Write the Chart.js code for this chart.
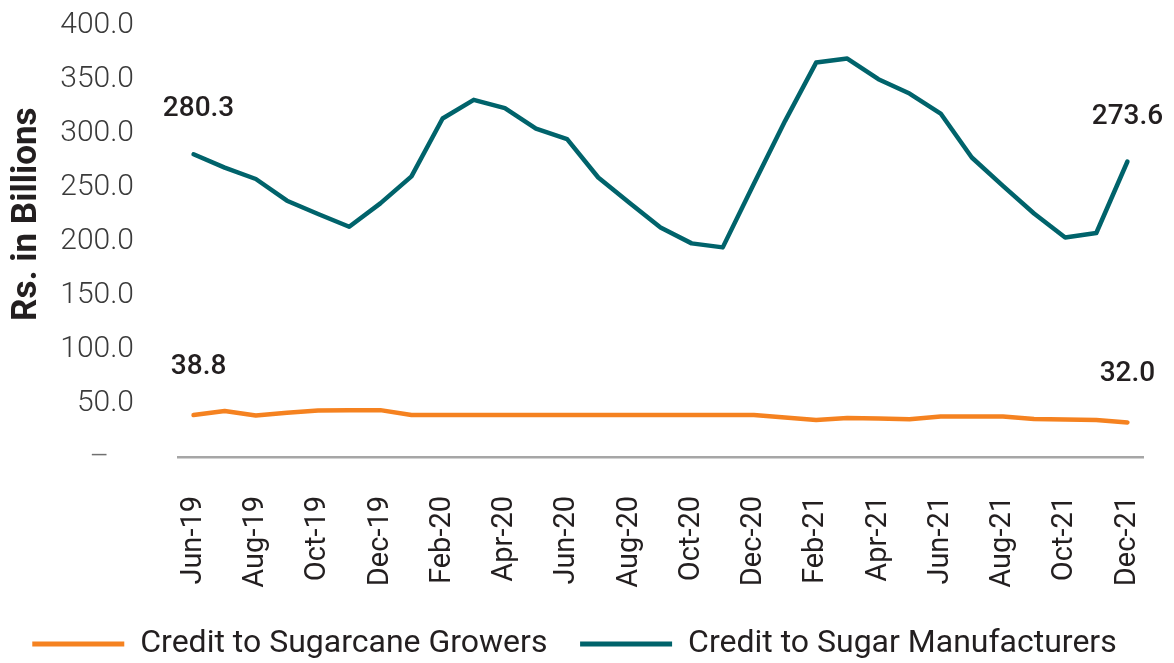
<!DOCTYPE html>
<html>
<head>
<meta charset="utf-8">
<script src="https://cdn.jsdelivr.net/npm/chart.js@4.4.1/dist/chart.umd.min.js"></script>
<style>
  html, body { margin: 0; padding: 0; background: #fff; }
  #wrap { width: 1174px; height: 663px; position: relative; }
</style>
</head>
<body>
<div id="wrap"><canvas id="chart"></canvas></div>
<script>
// ========== DATA ==========
const months = [
  'Jun-19', 'Jul-19', 'Aug-19', 'Sep-19', 'Oct-19', 'Nov-19', 'Dec-19',
  'Jan-20', 'Feb-20', 'Mar-20', 'Apr-20', 'May-20', 'Jun-20', 'Jul-20', 'Aug-20', 'Sep-20', 'Oct-20', 'Nov-20', 'Dec-20',
  'Jan-21', 'Feb-21', 'Mar-21', 'Apr-21', 'May-21', 'Jun-21', 'Jul-21', 'Aug-21', 'Sep-21', 'Oct-21', 'Nov-21', 'Dec-21'
];

const growers = [
  38.8, 42.5, 38.5, 41.0, 43.0, 43.2, 43.4,
  38.8, 38.8, 38.8, 38.8, 38.8, 38.8, 38.8, 38.8, 38.8, 38.8, 38.8, 38.8,
  36.5, 34.2, 36.2, 35.6, 35.0, 37.5, 37.5, 37.5, 35.2, 34.8, 34.2, 32.0
];

const manufacturers = [
  280.3, 268.0, 257.4, 237.3, 225.0, 213.2, 234.8,
  259.8, 313.4, 330.7, 323.0, 304.1, 294.3, 258.8, 235.5, 212.6, 197.8, 194.1, 253.0,
  311.0, 365.2, 368.9, 349.8, 336.5, 318.0, 277.3, 251.0, 225.5, 203.3, 207.4, 273.6
];

const yTicks = [0, 50, 100, 150, 200, 250, 300, 350, 400];

const COLORS = { growers: '#F58220', manufacturers: '#00636B', text: '#231F20', axis: '#A6A6A6' };

// ========== END LABELS PLUGIN ==========
const endLabels = {
  id: 'endLabels',
  afterDatasetsDraw(chart) {
    const ctx = chart.ctx;
    ctx.save();
    ctx.font = '500 28px Roboto';
    ctx.fillStyle = COLORS.text;
    ctx.textAlign = 'center';
    ctx.textBaseline = 'middle';
    chart.data.datasets.forEach((ds, i) => {
      const meta = chart.getDatasetMeta(i);
      const first = meta.data[0];
      const last = meta.data[meta.data.length - 1];
      const off = i === 0 ? 48 : 45;
      ctx.fillText(ds.data[0].toFixed(1), first.x + 5, first.y - off);
      ctx.fillText(ds.data[ds.data.length - 1].toFixed(1), last.x, last.y - off);
    });
    ctx.restore();
  }
};

new Chart(document.getElementById('chart'), {
  type: 'line',
  data: {
    labels: months,
    datasets: [
      { label: 'Credit to Sugarcane Growers', data: growers, borderColor: COLORS.growers, backgroundColor: COLORS.growers,
        borderWidth: 4.5, pointRadius: 0, tension: 0, borderCapStyle: 'round', borderJoinStyle: 'round' },
      { label: 'Credit to Sugar Manufacturers', data: manufacturers, borderColor: COLORS.manufacturers, backgroundColor: COLORS.manufacturers,
        borderWidth: 4.5, pointRadius: 0, tension: 0, borderCapStyle: 'round', borderJoinStyle: 'round' }
    ]
  },
  options: {
    responsive: true, maintainAspectRatio: false, animation: false,
    layout: { padding: { top: 0, right: 31, left: 6, bottom: -7 } },
    scales: {
      x: {
        offset: true,
        grid: { display: false },
        border: { display: true, color: COLORS.axis, width: 2.5 },
        afterFit: (scale) => { scale.height = 171; scale.paddingLeft = 0; scale.paddingRight = 0; },
        ticks: {
          autoSkip: false, minRotation: 90, maxRotation: 90, padding: 31,
          color: COLORS.text, font: { family: 'Roboto', size: 29 },
          callback: (v, i) => (i % 2 === 0 ? months[i] : '')
        }
      },
      y: {
        min: yTicks[0], max: yTicks[yTicks.length - 1],
        grid: { display: false, drawTicks: false },
        border: { display: false },
        afterBuildTicks: (axis) => { axis.ticks = yTicks.map(v => ({ value: v })); },
        afterFit: (scale) => { scale.width = 172; scale.paddingTop = 25; scale.paddingBottom = 0; },
        ticks: {
          padding: 44, font: { family: 'Roboto', size: 30, weight: '300' },
          color: (c) => (c.tick && c.tick.value === 0 ? '#707070' : '#3A3A3A'),
          callback: (v) => (v === 0 ? '\u2013\u2007\u2008' : v.toFixed(1))
        },
        title: {
          display: true, text: '\u2003\u2002Rs. in Billions', color: COLORS.text,
          font: { family: 'Roboto', size: 35, weight: 'bold' }, padding: { top: 0, bottom: 10 }
        }
      }
    },
    plugins: {
      legend: {
        position: 'bottom',
        labels: {
          boxWidth: 92, boxHeight: 5, padding: 0, color: COLORS.text,
          font: { family: 'Roboto', size: 32 },
          generateLabels: (chart) => Chart.defaults.plugins.legend.labels.generateLabels(chart)
            .map((l, i) => ({ ...l, lineWidth: 0, text: i === 0 ? l.text + '\u2003' : l.text }))
        }
      },
      tooltip: { enabled: false }
    }
  },
  plugins: [endLabels]
});
</script>
</body>
</html>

# Exercise task
Set the data above down again exactly as given, with no pictures.

# Response to the task
Write the Chart.js code for this chart.
<!DOCTYPE html>
<html>
<head>
<meta charset="utf-8">
<script src="https://cdn.jsdelivr.net/npm/chart.js@4.4.1/dist/chart.umd.min.js"></script>
<style>
  html, body { margin: 0; padding: 0; background: #fff; }
  #wrap { width: 1174px; height: 663px; position: relative; }
</style>
</head>
<body>
<div id="wrap"><canvas id="chart"></canvas></div>
<script>
// ========== DATA ==========
const months = [
  'Jun-19', 'Jul-19', 'Aug-19', 'Sep-19', 'Oct-19', 'Nov-19', 'Dec-19',
  'Jan-20', 'Feb-20', 'Mar-20', 'Apr-20', 'May-20', 'Jun-20', 'Jul-20', 'Aug-20', 'Sep-20', 'Oct-20', 'Nov-20', 'Dec-20',
  'Jan-21', 'Feb-21', 'Mar-21', 'Apr-21', 'May-21', 'Jun-21', 'Jul-21', 'Aug-21', 'Sep-21', 'Oct-21', 'Nov-21', 'Dec-21'
];

const growers = [
  38.8, 42.5, 38.5, 41.0, 43.0, 43.2, 43.4,
  38.8, 38.8, 38.8, 38.8, 38.8, 38.8, 38.8, 38.8, 38.8, 38.8, 38.8, 38.8,
  36.5, 34.2, 36.2, 35.6, 35.0, 37.5, 37.5, 37.5, 35.2, 34.8, 34.2, 32.0
];

const manufacturers = [
  280.3, 268.0, 257.4, 237.3, 225.0, 213.2, 234.8,
  259.8, 313.4, 330.7, 323.0, 304.1, 294.3, 258.8, 235.5, 212.6, 197.8, 194.1, 253.0,
  311.0, 365.2, 368.9, 349.8, 336.5, 318.0, 277.3, 251.0, 225.5, 203.3, 207.4, 273.6
];

const yTicks = [0, 50, 100, 150, 200, 250, 300, 350, 400];

const COLORS = { growers: '#F58220', manufacturers: '#00636B', text: '#231F20', axis: '#A6A6A6' };

// ========== END LABELS PLUGIN ==========
const endLabels = {
  id: 'endLabels',
  afterDatasetsDraw(chart) {
    const ctx = chart.ctx;
    ctx.save();
    ctx.font = '500 28px Roboto';
    ctx.fillStyle = COLORS.text;
    ctx.textAlign = 'center';
    ctx.textBaseline = 'middle';
    chart.data.datasets.forEach((ds, i) => {
      const meta = chart.getDatasetMeta(i);
      const first = meta.data[0];
      const last = meta.data[meta.data.length - 1];
      const off = i === 0 ? 48 : 45;
      ctx.fillText(ds.data[0].toFixed(1), first.x + 5, first.y - off);
      ctx.fillText(ds.data[ds.data.length - 1].toFixed(1), last.x, last.y - off);
    });
    ctx.restore();
  }
};

new Chart(document.getElementById('chart'), {
  type: 'line',
  data: {
    labels: months,
    datasets: [
      { label: 'Credit to Sugarcane Growers', data: growers, borderColor: COLORS.growers, backgroundColor: COLORS.growers,
        borderWidth: 4.5, pointRadius: 0, tension: 0, borderCapStyle: 'round', borderJoinStyle: 'round' },
      { label: 'Credit to Sugar Manufacturers', data: manufacturers, borderColor: COLORS.manufacturers, backgroundColor: COLORS.manufacturers,
        borderWidth: 4.5, pointRadius: 0, tension: 0, borderCapStyle: 'round', borderJoinStyle: 'round' }
    ]
  },
  options: {
    responsive: true, maintainAspectRatio: false, animation: false,
    layout: { padding: { top: 0, right: 31, left: 6, bottom: -7 } },
    scales: {
      x: {
        offset: true,
        grid: { display: false },
        border: { display: true, color: COLORS.axis, width: 2.5 },
        afterFit: (scale) => { scale.height = 171; scale.paddingLeft = 0; scale.paddingRight = 0; },
        ticks: {
          autoSkip: false, minRotation: 90, maxRotation: 90, padding: 31,
          color: COLORS.text, font: { family: 'Roboto', size: 29 },
          callback: (v, i) => (i % 2 === 0 ? months[i] : '')
        }
      },
      y: {
        min: yTicks[0], max: yTicks[yTicks.length - 1],
        grid: { display: false, drawTicks: false },
        border: { display: false },
        afterBuildTicks: (axis) => { axis.ticks = yTicks.map(v => ({ value: v })); },
        afterFit: (scale) => { scale.width = 172; scale.paddingTop = 25; scale.paddingBottom = 0; },
        ticks: {
          padding: 44, font: { family: 'Roboto', size: 30, weight: '300' },
          color: (c) => (c.tick && c.tick.value === 0 ? '#707070' : '#3A3A3A'),
          callback: (v) => (v === 0 ? '\u2013\u2007\u2008' : v.toFixed(1))
        },
        title: {
          display: true, text: '\u2003\u2002Rs. in Billions', color: COLORS.text,
          font: { family: 'Roboto', size: 35, weight: 'bold' }, padding: { top: 0, bottom: 10 }
        }
      }
    },
    plugins: {
      legend: {
        position: 'bottom',
        labels: {
          boxWidth: 92, boxHeight: 5, padding: 0, color: COLORS.text,
          font: { family: 'Roboto', size: 32 },
          generateLabels: (chart) => Chart.defaults.plugins.legend.labels.generateLabels(chart)
            .map((l, i) => ({ ...l, lineWidth: 0, text: i === 0 ? l.text + '\u2003' : l.text }))
        }
      },
      tooltip: { enabled: false }
    }
  },
  plugins: [endLabels]
});
</script>
</body>
</html>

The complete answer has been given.